DEAR ABBY: I have a problem that happens once a year -- my birthday at work. There's a huge potluck with cake, banners, gifts and a card that has been circulating around the office for a week. I cringe at the attention. Everyone means well, but these celebrations are pure torture for me. I'm a 7-year-old all over again, trying my best to keep the anxiety and waterworks in check.
It goes back to my childhood. Growing up, we were very poor, and my parents made it clear that sacrifices had been made for my "big day," which always ended up with me guilt-ridden and in tears.
As an adult, I celebrate my birthday with my husband and son. We keep it low-key and I'm surrounded by the unconditional love I craved as a child.
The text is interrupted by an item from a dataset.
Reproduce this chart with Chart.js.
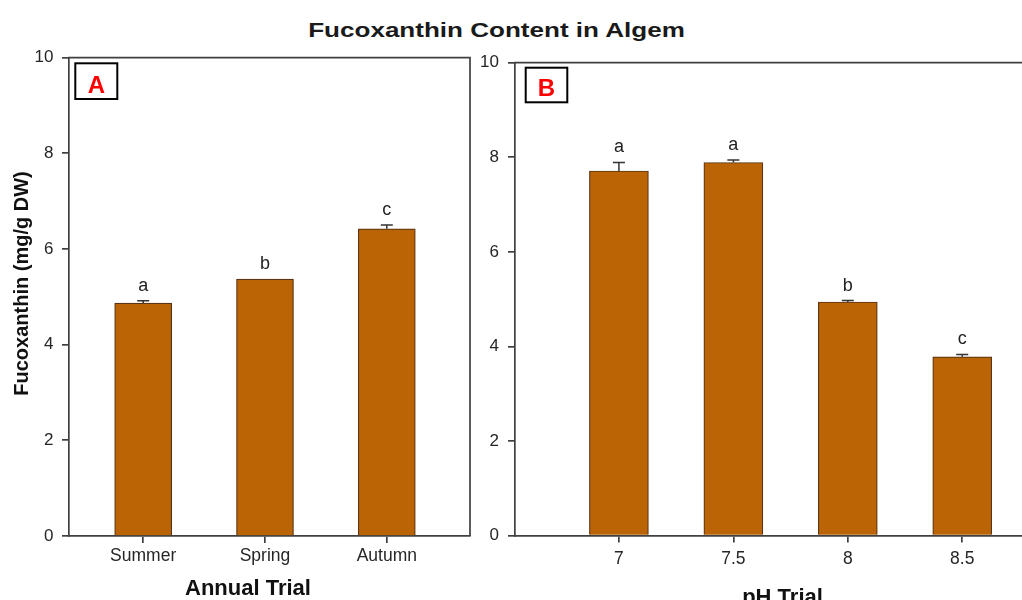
<!DOCTYPE html>
<html>
<head>
<meta charset="utf-8">
<script src="https://cdn.jsdelivr.net/npm/chart.js@4.4.1/dist/chart.umd.min.js"></script>
<style>
  html, body { margin: 0; padding: 0; background: #fff; overflow: hidden; width: 1022px; height: 600px; }
  #wrap { position: relative; width: 1022px; height: 600px; overflow: hidden; }
  #title {
    position: absolute; top: 19px; left: 0; width: 993px; text-align: center;
    font: bold 21px/21px "Liberation Sans", Arial, sans-serif; color: #1a1a1a;
    transform: scaleX(1.24); transform-origin: 496.5px 0; white-space: nowrap;
  }
  canvas { position: absolute; top: 0; }
  #cA { left: 0; }
  #cB { left: 472px; }
</style>
</head>
<body>
<div id="wrap">
  <div id="title"></div>
  <canvas id="cA" width="472" height="600"></canvas>
  <canvas id="cB" width="560" height="600"></canvas>
</div>
<script>
// ---- data ----
const chartTitle = 'Fucoxanthin Content in Algem';
const yAxisTitle = 'Fucoxanthin (mg/g DW)';
const yTicks = [0, 2, 4, 6, 8, 10];

// Panel A: annual trial
const annualLabels = ['Summer', 'Spring', 'Autumn'];
const annualValues = [4.87, 5.37, 6.42];
const annualErrors = [0.05, 0, 0.08];
const annualGroups = ['a', 'b', 'c'];

// Panel B: pH trial
const phLevels = [7, 7.5, 8, 8.5];
const phTickLabels = ['7', '7.5', '8', '8.5'];
const phValues = [7.71, 7.89, 4.94, 3.78];
const phErrors = [0.18, 0.05, 0.03, 0.05];
const phGroups = ['a', 'a', 'b', 'c'];

// ---- styles ----
const FONT = '"Liberation Sans", Arial, sans-serif';
const BAR = '#BA6406';
const EDGE = '#5a3414';
const AXIS = '#404040';
const TICK_TEXT = '#262626';

document.getElementById('title').textContent = chartTitle;

// Error bars, group letters, frame, panel tag and axis titles
const panelDecor = {
  id: 'panelDecor',
  afterDatasetsDraw(chart, args, opts) {
    const { ctx, scales } = chart;
    const meta = chart.getDatasetMeta(0);
    const ds = chart.data.datasets[0];
    ctx.save();
    meta.data.forEach((bar, i) => {
      const v = ds.data[i].y;
      const e = opts.errors[i] || 0;
      const yTop = scales.y.getPixelForValue(v + e);
      if (e > 0) {
        ctx.strokeStyle = '#333';
        ctx.lineWidth = 1.5;
        ctx.beginPath();
        ctx.moveTo(bar.x, bar.y);
        ctx.lineTo(bar.x, yTop);
        ctx.moveTo(bar.x - 6, yTop);
        ctx.lineTo(bar.x + 6, yTop);
        ctx.stroke();
      }
      ctx.fillStyle = '#222';
      ctx.font = '18px ' + FONT;
      ctx.textAlign = 'center';
      ctx.textBaseline = 'alphabetic';
      ctx.fillText(opts.groups[i], bar.x, yTop - 10);
    });
    ctx.restore();
  },
  afterDraw(chart, args, opts) {
    const { ctx, chartArea: a } = chart;
    ctx.save();
    // top and right frame lines
    ctx.strokeStyle = AXIS;
    ctx.lineWidth = 1.7;
    ctx.beginPath();
    ctx.moveTo(a.left - 0.85, a.top);
    ctx.lineTo(a.right, a.top);
    ctx.lineTo(a.right, a.bottom);
    ctx.stroke();

    // panel tag
    const t = opts.tag;
    const bx = a.left + t.dx, by = a.top + t.dy;
    ctx.strokeStyle = '#000';
    ctx.lineWidth = 2;
    ctx.strokeRect(bx, by, t.w, t.h);
    ctx.fillStyle = '#ff0000';
    ctx.font = 'bold 24px ' + FONT;
    ctx.textAlign = 'center';
    ctx.textBaseline = 'alphabetic';
    ctx.fillText(t.text, bx + t.w / 2, by + t.h - 6.5);

    // x axis title
    ctx.fillStyle = '#111';
    ctx.font = 'bold 22px ' + FONT;
    ctx.fillText(opts.xTitle.text, opts.xTitle.x, opts.xTitle.y);

    // y axis title
    if (opts.yTitle) {
      ctx.translate(opts.yTitle.x, opts.yTitle.y);
      ctx.rotate(-Math.PI / 2);
      ctx.font = 'bold 20px ' + FONT;
      ctx.textBaseline = 'middle';
      ctx.fillText(opts.yTitle.text, 0, 0);
    }
    ctx.restore();
  }
};

function axisStyle() {
  return {
    grid: { display: true, drawOnChartArea: false, drawTicks: true, tickLength: 7, color: AXIS, lineWidth: 1.7, offset: false },
    border: { display: true, color: AXIS, width: 1.7 }
  };
}

function yScale(width, pad) {
  return Object.assign({
    type: 'linear', min: 0, max: 10,
    afterBuildTicks: s => { s.ticks = yTicks.map(v => ({ value: v })); },
    afterFit: s => { s.width = width; },
    ticks: { font: { size: 17, family: FONT }, color: TICK_TEXT, padding: pad, callback: v => String(v) }
  }, axisStyle());
}

// Panel A
new Chart(document.getElementById('cA'), {
  type: 'bar',
  data: {
    datasets: [{
      data: annualLabels.map((_, i) => ({ x: i, y: annualValues[i] })),
      backgroundColor: BAR, borderColor: EDGE, borderWidth: 1.2, barThickness: 57
    }]
  },
  options: {
    responsive: false, animation: false, devicePixelRatio: 1,
    layout: { padding: { top: 57.6, right: 2, bottom: 0, left: 0 } },
    plugins: {
      legend: { display: false }, tooltip: { enabled: false },
      panelDecor: {
        errors: annualErrors, groups: annualGroups,
        tag: { text: 'A', dx: 6.3, dy: 5.7, w: 42, h: 35.7 },
        xTitle: { text: 'Annual Trial', x: 248, y: 595 },
        yTitle: { text: yAxisTitle, x: 22, y: 283.5 }
      }
    },
    scales: {
      x: Object.assign({
        type: 'linear', min: -0.609, max: 2.683, offset: false,
        afterBuildTicks: s => { s.ticks = annualLabels.map((_, i) => ({ value: i })); },
        afterFit: s => { s.height = 64; },
        ticks: { font: { size: 17.5, family: FONT }, color: TICK_TEXT, padding: 3, maxRotation: 0, autoSkip: false,
                 callback: (v, i) => annualLabels[i] }
      }, axisStyle()),
      y: yScale(69, 8.5)
    }
  },
  plugins: [panelDecor]
});

// Panel B
new Chart(document.getElementById('cB'), {
  type: 'bar',
  data: {
    datasets: [{
      data: phLevels.map((p, i) => ({ x: p, y: phValues[i] })),
      backgroundColor: BAR, borderColor: EDGE, borderWidth: 1.2, barThickness: 59
    }]
  },
  options: {
    responsive: false, animation: false, devicePixelRatio: 1,
    layout: { padding: { top: 62.7, right: 2, bottom: 0, left: 0 } },
    plugins: {
      legend: { display: false }, tooltip: { enabled: false },
      panelDecor: {
        errors: phErrors, groups: phGroups,
        tag: { text: 'B', dx: 10.7, dy: 5, w: 41.6, h: 34.6 },
        xTitle: { text: 'pH Trial', x: 310.5, y: 604 }
      }
    },
    scales: {
      x: Object.assign({
        type: 'linear', min: 6.546, max: 8.796, offset: false,
        afterBuildTicks: s => { s.ticks = phLevels.map(v => ({ value: v })); },
        afterFit: s => { s.height = 64.4; },
        ticks: { font: { size: 17.5, family: FONT }, color: TICK_TEXT, padding: 6, maxRotation: 0, autoSkip: false,
                 callback: (v, i) => phTickLabels[i] }
      }, axisStyle()),
      y: yScale(43, 9)
    }
  },
  plugins: [panelDecor]
});
</script>
</body>
</html>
I have tried bowing out and asked that gifts be made to charity instead, but I am told, "Oh, come on! We all have to go through this." I went so far as to confide to the party planners why I'm so uncomfortable. To my horror, a few of them began complaining about how hard they worked pulling everything together or how late they stayed up baking the cake, etc. It was like hearing my parents all over again.
Am I being too sensitive? I'd appreciate your opinion. -- SPARE ME IN MICHIGAN
DEAR SPARE ME: Because you have tried talking to your co-workers about the special circumstances surrounding your reason for not wanting an office celebration, it's time to talk to your supervisor or someone in human resources. I see no reason why you should have to suffer emotional stress so that everyone can have a party on your birthday.
And no, you are not being too sensitive. The party-planners have been insensitive.